Why is perf l2_rqsts.all_pf not 0 when I disable prefetchers with msr tools?

esal_04 · ‎06-06-2024

I am using an Intel Xeon Gold processor (Cascade lake, 06_55H).

Also, using perf to monitor some performance counters, including l2_rqsts.all_pf.

According to Table 2-20, I can control hardware prefetchers with bits 3:0 of register address 0x1A4. When I disable all (write 0xF), I see the value of l2_rqsts.all_pf reduced by two orders of magnitude but not go completely down to zero.

Why is that?

McCalpinJohn · ‎06-10-2024

I have seen the same thing on SKX/CLX processors.

My suspicion is that the Next-Page-Prefetcher (which does not have a documented method of disabling) acts to generate a small number of L2 hardware prefetches.

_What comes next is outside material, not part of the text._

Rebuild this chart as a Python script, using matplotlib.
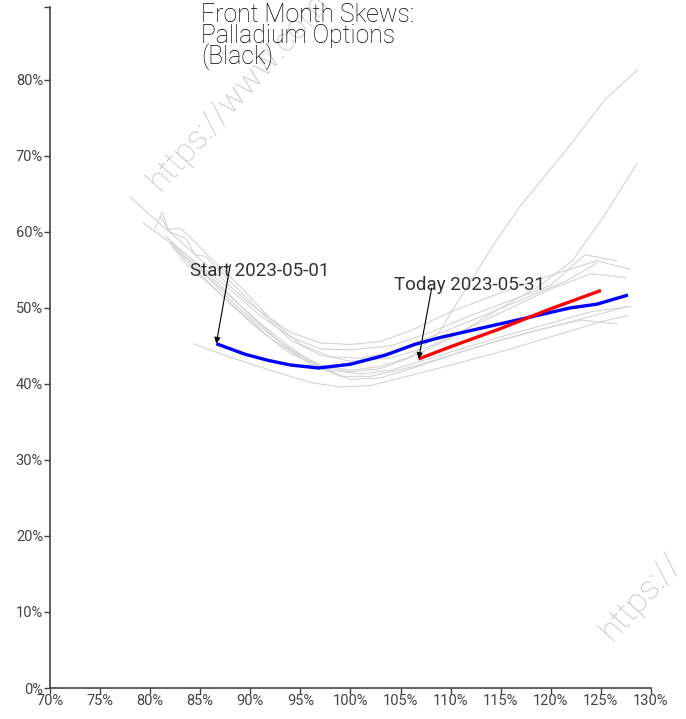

Looking at the average counts over multiply trials of one specific test case, I see an average reduction of 974:1 The next-page prefetcher should generate one or more prefetches every 64 cache lines for this contiguous test case -- obviously they cannot all be generating hardware prefetches or the observed counts would be much higher (almost 16x).

One reason to have a Next-Page-Prefetcher is to generate a reference to the next (virtual memory) page early, so that if the address misses in the TLB, the TLB walk will be started earlier and perhaps completely overlapped with the transfer of the rest of the data from the current page. For contiguous virtual memory accesses, each cache line fetched by a Page Table Walk will contain 8 Page Table Entries, so each Page Table Walk will cover 8 pages, or 512 cache lines.

SPECULATION: I can imagine that the designers might have optimized the Next-Page-Prefetcher by taking into account the 8 Page Table Entries per cache line and only generating a HWPF to pre-load the next cache line full of TLB entries once every 8 4KiB pages. It should be possible to test this, but I have not looked at the details -- the transaction counts are too small to impact performance.